My Experience with TikTok
As a college student, I often feel slightly out of the loop without TikTok. The latest trends and Billboard hits take a couple of weeks to appear on my YouTube Shorts or Instagram Reels feeds. Frequently, my friends reference a trend or joke I have not yet seen, which creates a vague sense of FOMO, or fear of missing out. In group conversations, I sometimes find myself pausing to think while others around me laugh at a reference I do not recognize. My close friends have noticed this pattern and now show me the videos directly, assuming I have not seen them. The positive, though, is that when trends eventually reach my feed, I can remind them of jokes they have already forgotten, which has become a small ongoing dynamic between us.
| Photo from Freepik |
Although I may not have TikTok now, I often used its competitor-turned-merger, Musical.ly, growing up. In fourth grade, Musical.ly was the social media platform that my age group used to connect. I used the platform to lip-sync to my favorite singers’ songs. When my friends and I got together, we filmed videos, finding dances that would match the number of people we had at the time.
After TikTok launched, I decided to download it, but rather than posting videos, I used it for entertainment, scrolling through videos on my feed. When the COVID-19 lockdown was announced, I feared that I would spend excessive amounts of time scrolling because I noticed patterns of doomscrolling on the platform. Since YouTube Shorts and Instagram Reels did not exist yet, the time that would have been spent on those platforms was delegated solely to TikTok. Since deleting the app, I have not re-downloaded it.

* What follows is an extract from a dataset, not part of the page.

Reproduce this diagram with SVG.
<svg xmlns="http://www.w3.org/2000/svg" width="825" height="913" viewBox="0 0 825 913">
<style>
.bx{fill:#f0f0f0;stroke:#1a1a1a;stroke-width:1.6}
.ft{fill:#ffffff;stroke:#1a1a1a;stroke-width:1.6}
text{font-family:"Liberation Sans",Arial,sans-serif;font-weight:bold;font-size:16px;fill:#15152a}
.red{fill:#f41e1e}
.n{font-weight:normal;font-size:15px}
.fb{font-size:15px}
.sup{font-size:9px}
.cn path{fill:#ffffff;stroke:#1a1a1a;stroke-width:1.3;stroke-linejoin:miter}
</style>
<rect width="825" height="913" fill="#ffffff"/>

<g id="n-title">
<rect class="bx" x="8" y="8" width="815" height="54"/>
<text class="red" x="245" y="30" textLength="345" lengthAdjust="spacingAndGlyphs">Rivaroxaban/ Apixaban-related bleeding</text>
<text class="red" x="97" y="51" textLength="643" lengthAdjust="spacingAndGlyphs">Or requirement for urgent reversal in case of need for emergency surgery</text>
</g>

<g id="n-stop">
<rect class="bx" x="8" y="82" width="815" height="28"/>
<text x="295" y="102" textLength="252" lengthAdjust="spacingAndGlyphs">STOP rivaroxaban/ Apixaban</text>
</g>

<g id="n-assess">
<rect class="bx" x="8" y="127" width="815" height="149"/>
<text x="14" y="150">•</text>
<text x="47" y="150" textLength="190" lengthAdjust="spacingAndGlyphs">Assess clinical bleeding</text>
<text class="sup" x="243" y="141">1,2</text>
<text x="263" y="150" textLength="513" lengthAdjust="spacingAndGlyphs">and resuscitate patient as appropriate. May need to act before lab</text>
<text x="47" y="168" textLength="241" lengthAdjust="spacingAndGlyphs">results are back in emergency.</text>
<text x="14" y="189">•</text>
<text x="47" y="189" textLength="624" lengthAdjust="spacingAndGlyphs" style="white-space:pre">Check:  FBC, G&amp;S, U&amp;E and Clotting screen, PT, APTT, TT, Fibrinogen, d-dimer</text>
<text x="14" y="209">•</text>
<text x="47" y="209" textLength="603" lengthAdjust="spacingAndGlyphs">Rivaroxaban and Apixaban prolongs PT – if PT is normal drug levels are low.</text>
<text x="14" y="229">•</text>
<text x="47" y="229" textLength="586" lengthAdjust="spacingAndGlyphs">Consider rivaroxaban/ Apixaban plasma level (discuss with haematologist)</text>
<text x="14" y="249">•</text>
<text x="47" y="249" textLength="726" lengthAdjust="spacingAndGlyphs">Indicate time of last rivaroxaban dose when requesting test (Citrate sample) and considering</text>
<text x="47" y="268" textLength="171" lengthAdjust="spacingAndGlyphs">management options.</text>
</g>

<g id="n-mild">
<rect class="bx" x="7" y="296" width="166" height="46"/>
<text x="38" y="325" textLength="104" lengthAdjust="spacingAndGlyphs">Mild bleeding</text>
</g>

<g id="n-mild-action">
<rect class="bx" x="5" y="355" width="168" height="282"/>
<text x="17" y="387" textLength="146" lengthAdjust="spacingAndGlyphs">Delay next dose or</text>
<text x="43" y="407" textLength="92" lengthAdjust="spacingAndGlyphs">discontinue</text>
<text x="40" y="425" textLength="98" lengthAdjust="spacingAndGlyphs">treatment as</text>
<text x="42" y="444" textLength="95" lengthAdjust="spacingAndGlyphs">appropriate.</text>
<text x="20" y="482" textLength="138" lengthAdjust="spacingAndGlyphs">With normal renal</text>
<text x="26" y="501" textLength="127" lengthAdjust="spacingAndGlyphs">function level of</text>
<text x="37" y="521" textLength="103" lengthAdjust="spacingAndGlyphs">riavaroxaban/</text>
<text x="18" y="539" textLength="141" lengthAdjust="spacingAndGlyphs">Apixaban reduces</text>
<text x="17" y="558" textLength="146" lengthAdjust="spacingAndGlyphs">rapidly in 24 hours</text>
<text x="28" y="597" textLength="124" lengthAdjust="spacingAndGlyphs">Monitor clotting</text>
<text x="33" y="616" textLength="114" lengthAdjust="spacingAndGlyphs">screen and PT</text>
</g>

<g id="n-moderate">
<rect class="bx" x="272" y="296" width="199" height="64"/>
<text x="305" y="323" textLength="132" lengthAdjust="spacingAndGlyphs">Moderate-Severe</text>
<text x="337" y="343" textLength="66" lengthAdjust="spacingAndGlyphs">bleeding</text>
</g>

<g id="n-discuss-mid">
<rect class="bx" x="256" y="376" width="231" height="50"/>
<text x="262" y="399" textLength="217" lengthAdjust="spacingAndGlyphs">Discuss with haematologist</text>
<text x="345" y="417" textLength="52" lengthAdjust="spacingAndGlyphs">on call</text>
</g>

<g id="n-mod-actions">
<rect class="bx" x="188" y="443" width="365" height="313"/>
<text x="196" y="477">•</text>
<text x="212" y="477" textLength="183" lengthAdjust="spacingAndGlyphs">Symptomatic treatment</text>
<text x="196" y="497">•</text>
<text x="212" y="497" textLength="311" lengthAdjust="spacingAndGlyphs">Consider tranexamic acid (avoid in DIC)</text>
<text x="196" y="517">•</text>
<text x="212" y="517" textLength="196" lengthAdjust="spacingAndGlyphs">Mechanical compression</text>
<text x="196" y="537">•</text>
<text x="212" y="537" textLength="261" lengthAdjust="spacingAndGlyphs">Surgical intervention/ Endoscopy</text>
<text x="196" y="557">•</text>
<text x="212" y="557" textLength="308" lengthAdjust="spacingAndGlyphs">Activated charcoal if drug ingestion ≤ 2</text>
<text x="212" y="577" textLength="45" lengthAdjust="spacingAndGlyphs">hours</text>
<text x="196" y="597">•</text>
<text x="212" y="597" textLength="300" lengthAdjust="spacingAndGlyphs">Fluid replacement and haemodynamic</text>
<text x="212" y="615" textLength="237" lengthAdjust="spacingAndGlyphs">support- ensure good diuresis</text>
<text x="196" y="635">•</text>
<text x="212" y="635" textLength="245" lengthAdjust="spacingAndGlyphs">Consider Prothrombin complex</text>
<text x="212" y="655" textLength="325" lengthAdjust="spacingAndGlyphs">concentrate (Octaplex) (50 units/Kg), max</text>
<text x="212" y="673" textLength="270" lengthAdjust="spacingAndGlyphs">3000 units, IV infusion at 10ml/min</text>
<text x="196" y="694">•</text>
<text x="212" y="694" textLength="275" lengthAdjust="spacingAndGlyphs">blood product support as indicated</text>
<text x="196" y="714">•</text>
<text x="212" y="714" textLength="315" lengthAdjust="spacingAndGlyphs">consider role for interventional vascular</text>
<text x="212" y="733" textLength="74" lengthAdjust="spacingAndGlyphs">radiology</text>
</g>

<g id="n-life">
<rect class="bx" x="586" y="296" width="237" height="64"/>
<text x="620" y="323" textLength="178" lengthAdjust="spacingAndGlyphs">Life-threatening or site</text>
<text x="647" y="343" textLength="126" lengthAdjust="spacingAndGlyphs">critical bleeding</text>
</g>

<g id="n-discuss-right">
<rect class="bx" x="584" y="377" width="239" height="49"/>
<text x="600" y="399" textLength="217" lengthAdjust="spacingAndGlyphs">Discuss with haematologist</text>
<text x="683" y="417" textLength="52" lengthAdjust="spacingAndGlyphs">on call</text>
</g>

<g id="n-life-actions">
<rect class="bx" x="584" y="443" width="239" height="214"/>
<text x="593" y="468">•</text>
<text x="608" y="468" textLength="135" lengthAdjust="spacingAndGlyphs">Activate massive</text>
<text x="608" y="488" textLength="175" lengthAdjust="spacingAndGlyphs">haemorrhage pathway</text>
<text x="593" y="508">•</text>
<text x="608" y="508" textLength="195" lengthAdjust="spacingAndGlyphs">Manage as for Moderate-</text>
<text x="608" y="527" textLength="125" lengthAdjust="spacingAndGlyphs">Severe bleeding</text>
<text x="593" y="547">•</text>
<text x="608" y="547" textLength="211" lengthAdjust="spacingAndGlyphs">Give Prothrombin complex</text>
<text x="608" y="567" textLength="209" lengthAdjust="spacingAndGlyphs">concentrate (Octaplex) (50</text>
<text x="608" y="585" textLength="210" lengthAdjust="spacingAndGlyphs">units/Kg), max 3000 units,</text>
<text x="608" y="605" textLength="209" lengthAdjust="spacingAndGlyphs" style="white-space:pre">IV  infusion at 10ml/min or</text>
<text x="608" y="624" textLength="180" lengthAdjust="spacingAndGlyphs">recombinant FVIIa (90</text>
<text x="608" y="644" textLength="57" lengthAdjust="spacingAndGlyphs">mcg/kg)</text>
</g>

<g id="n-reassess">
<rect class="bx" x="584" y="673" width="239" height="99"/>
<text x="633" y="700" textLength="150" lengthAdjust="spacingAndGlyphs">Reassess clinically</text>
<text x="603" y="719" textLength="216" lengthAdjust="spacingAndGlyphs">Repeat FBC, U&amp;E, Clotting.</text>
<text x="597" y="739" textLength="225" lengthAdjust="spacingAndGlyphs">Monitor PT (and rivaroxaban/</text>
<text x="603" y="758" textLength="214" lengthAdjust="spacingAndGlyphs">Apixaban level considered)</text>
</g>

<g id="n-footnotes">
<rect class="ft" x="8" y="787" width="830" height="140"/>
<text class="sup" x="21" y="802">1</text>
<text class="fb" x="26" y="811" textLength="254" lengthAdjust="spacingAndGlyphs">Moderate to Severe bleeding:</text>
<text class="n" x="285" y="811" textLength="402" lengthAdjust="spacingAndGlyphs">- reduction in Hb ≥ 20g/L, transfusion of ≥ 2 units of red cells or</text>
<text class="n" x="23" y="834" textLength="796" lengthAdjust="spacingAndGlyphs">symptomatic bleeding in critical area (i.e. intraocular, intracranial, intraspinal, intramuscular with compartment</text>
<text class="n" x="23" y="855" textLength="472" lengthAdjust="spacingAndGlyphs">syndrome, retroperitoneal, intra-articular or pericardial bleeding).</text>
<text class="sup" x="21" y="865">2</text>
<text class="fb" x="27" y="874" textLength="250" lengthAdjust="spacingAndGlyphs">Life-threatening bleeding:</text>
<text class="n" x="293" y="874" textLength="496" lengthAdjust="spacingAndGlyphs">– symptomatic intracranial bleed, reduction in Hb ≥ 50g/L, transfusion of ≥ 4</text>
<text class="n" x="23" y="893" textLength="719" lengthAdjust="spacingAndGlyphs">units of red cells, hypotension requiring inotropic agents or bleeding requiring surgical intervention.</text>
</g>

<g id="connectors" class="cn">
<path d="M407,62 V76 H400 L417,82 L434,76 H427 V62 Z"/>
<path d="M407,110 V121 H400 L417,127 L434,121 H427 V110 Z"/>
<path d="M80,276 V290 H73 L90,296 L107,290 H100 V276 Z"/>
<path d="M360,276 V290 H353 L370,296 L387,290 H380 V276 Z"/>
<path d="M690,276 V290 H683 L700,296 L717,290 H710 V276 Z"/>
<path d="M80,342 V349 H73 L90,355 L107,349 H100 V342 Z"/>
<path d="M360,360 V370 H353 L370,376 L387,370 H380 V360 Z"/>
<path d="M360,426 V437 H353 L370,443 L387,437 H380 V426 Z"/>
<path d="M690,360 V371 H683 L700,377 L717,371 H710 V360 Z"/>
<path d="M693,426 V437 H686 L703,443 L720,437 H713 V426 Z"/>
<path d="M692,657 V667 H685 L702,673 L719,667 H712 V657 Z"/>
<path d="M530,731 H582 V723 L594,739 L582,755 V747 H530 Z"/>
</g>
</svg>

Last week, my Principles of Social Media course covered a chapter on TikTok. TikTok was originally launched in China as Douyin in 2016. A few years earlier, Musical.ly was created, focusing on lip-syncing-based content. In 2018, the two platforms merged, migrating all activity to TikTok. TikTok has 1.59 billion active users. The most popular age group on the platform is 25-34, which I expected to be younger. However, if the former Musical.ly users were teens when the platform launched and later migrated to TikTok, it makes sense that the ages are higher.

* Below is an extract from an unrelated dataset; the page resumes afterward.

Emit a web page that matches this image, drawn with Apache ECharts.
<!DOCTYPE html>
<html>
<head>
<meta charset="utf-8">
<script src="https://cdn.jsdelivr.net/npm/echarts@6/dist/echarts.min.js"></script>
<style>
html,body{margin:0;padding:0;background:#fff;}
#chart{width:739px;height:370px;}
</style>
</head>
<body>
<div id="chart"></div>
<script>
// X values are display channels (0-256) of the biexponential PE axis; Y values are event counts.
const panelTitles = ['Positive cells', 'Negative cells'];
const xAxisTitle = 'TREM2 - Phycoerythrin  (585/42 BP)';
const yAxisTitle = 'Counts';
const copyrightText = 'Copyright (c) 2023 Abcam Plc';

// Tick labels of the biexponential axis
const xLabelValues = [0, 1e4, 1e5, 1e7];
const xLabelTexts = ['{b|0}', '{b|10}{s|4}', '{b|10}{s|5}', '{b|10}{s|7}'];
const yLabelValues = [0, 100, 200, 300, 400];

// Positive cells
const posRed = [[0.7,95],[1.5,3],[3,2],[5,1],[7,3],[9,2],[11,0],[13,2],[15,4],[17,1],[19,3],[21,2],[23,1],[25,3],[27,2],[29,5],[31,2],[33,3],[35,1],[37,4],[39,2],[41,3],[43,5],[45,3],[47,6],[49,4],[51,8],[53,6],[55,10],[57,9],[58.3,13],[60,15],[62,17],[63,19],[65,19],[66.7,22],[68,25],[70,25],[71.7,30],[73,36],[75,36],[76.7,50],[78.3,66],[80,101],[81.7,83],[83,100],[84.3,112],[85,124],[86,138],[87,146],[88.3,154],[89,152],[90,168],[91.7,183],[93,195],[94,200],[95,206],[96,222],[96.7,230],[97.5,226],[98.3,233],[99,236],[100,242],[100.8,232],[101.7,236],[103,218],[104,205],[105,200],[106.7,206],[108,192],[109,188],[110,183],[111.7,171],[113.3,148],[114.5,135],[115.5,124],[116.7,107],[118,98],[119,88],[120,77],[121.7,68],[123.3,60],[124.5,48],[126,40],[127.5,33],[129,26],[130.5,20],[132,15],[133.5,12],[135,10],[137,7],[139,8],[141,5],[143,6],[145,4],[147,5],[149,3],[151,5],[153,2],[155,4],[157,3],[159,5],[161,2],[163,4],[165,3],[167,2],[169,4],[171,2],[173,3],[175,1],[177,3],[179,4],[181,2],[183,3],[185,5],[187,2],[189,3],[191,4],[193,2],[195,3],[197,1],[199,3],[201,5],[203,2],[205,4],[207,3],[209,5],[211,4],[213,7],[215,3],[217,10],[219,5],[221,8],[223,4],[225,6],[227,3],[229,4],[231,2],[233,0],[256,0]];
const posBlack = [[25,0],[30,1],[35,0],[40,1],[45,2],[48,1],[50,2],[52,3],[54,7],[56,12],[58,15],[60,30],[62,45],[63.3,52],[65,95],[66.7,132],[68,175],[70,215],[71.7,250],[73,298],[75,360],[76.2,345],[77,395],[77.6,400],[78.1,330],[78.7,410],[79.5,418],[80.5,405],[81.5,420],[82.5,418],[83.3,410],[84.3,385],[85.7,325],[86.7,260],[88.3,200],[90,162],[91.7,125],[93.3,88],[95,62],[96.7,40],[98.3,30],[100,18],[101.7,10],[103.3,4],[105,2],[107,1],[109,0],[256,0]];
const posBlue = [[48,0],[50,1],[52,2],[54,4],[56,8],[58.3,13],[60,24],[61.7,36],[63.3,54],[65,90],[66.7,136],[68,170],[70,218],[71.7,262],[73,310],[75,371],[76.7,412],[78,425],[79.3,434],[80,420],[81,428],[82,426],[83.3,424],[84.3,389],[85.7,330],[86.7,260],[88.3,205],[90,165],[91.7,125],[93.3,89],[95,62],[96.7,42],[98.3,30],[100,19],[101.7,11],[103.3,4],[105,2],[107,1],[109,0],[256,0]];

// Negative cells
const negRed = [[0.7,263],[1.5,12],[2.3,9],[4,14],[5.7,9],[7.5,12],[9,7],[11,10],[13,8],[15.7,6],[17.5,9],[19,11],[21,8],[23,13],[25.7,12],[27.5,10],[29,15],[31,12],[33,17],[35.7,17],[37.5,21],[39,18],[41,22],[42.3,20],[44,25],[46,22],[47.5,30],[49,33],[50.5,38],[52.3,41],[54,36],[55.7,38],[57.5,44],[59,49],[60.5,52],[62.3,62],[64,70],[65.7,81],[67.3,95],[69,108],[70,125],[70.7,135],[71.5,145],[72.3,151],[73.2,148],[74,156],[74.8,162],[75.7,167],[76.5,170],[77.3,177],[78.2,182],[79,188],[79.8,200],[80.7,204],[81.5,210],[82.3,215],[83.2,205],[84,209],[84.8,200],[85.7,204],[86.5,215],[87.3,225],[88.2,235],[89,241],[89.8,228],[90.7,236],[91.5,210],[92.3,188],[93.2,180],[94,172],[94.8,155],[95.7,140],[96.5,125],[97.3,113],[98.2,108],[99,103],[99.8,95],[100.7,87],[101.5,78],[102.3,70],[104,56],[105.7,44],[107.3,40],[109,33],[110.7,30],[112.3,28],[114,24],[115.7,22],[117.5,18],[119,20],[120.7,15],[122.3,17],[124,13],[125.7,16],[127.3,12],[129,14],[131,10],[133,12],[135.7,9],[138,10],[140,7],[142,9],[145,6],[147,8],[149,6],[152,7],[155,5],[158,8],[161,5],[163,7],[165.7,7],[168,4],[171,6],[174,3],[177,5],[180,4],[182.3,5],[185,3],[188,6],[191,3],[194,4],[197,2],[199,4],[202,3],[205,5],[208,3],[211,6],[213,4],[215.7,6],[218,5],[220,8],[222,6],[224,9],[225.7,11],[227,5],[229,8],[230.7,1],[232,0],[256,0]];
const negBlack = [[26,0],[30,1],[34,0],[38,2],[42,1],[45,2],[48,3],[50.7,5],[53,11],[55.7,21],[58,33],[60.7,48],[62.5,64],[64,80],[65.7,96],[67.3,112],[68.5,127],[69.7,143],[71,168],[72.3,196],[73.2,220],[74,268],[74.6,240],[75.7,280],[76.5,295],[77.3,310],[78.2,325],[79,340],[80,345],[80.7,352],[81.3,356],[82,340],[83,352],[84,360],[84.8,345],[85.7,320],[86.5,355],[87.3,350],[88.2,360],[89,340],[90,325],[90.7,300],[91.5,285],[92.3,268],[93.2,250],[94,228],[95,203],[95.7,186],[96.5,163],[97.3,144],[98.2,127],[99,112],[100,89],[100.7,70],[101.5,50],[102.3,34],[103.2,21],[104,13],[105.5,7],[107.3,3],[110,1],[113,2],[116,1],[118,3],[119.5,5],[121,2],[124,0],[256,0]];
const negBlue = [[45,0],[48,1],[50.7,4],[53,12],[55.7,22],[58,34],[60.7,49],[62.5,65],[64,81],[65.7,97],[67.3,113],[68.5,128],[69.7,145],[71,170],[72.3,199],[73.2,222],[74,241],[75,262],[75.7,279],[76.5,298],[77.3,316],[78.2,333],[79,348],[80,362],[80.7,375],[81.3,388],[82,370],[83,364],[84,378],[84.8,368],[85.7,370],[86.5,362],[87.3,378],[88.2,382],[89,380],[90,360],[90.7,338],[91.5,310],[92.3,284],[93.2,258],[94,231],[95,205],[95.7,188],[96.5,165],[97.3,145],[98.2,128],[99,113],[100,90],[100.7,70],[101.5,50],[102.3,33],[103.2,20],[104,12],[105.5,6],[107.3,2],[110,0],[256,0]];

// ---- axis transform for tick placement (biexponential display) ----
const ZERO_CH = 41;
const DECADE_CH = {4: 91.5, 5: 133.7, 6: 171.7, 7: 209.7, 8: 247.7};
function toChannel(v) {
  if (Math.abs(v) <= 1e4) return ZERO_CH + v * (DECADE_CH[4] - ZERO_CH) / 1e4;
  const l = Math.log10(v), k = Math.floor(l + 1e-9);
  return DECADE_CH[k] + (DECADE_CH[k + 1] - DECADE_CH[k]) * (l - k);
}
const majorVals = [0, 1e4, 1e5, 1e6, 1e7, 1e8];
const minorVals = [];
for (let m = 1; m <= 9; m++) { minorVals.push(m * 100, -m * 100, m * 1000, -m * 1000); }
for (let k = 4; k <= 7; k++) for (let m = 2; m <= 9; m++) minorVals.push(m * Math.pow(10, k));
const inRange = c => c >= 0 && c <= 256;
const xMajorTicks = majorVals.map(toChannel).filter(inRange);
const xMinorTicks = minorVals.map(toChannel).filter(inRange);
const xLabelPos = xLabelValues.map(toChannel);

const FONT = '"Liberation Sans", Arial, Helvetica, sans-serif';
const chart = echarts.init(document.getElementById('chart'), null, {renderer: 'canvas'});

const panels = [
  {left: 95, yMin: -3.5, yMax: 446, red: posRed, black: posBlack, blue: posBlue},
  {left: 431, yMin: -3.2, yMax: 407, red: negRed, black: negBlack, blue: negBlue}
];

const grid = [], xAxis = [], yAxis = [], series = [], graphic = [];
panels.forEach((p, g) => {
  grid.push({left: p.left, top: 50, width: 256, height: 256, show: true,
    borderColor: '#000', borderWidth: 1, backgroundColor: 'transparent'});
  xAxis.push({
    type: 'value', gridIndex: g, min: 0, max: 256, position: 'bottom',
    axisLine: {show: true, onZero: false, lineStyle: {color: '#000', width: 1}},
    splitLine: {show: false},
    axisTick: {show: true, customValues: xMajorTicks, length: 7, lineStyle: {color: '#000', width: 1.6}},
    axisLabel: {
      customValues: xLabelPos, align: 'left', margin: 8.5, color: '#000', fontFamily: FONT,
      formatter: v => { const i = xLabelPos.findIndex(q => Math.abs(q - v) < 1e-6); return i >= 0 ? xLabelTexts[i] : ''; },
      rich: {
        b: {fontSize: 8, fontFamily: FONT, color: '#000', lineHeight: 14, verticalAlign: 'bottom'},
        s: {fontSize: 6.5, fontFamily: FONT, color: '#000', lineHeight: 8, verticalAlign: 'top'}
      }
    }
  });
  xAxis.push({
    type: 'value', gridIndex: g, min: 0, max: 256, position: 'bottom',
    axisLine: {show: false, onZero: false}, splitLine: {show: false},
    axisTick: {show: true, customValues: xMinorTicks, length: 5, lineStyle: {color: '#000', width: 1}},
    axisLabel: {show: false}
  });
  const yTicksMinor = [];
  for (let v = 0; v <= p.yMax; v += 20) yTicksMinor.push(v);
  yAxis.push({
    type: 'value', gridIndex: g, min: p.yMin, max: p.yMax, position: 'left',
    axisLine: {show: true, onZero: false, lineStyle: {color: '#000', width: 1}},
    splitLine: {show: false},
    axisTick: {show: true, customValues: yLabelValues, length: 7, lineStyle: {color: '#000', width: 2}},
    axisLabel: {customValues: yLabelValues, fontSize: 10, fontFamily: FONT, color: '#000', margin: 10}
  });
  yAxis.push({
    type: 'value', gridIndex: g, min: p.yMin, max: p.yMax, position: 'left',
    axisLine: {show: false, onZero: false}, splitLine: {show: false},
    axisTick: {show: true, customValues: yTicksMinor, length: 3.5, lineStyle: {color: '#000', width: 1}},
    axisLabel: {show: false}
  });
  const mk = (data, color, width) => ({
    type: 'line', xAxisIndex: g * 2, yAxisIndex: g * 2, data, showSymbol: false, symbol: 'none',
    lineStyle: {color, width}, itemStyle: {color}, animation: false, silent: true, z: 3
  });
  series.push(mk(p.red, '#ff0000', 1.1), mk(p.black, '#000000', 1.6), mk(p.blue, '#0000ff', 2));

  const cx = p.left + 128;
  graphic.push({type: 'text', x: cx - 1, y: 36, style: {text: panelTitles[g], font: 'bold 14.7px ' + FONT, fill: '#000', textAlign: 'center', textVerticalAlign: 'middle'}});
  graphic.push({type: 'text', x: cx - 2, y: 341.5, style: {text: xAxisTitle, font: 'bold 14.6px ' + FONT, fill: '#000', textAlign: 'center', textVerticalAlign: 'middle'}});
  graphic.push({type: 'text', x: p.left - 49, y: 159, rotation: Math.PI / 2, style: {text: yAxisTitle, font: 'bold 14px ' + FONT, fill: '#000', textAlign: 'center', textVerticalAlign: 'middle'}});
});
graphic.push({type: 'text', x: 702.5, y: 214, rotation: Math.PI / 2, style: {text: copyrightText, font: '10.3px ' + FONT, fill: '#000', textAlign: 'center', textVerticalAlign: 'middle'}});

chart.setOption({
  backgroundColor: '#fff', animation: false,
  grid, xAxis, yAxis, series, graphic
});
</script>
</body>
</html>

TikTok has demonstrated a massive shift towards user-generated content and short-form videos, encouraging other platforms to follow suit, including Instagram, Facebook, YouTube and Snapchat. I expect other platforms will introduce short-form content as well.

I can definitely relate to that feeling of being out of the loop without TikTok. I’ve had moments where everyone is laughing at something and I’m just trying to piece it together, so it’s cool that your friends help fill you in. I also liked how you pointed out the Musical.ly connection, it’s interesting to see how those early experiences shaped how we use social media now.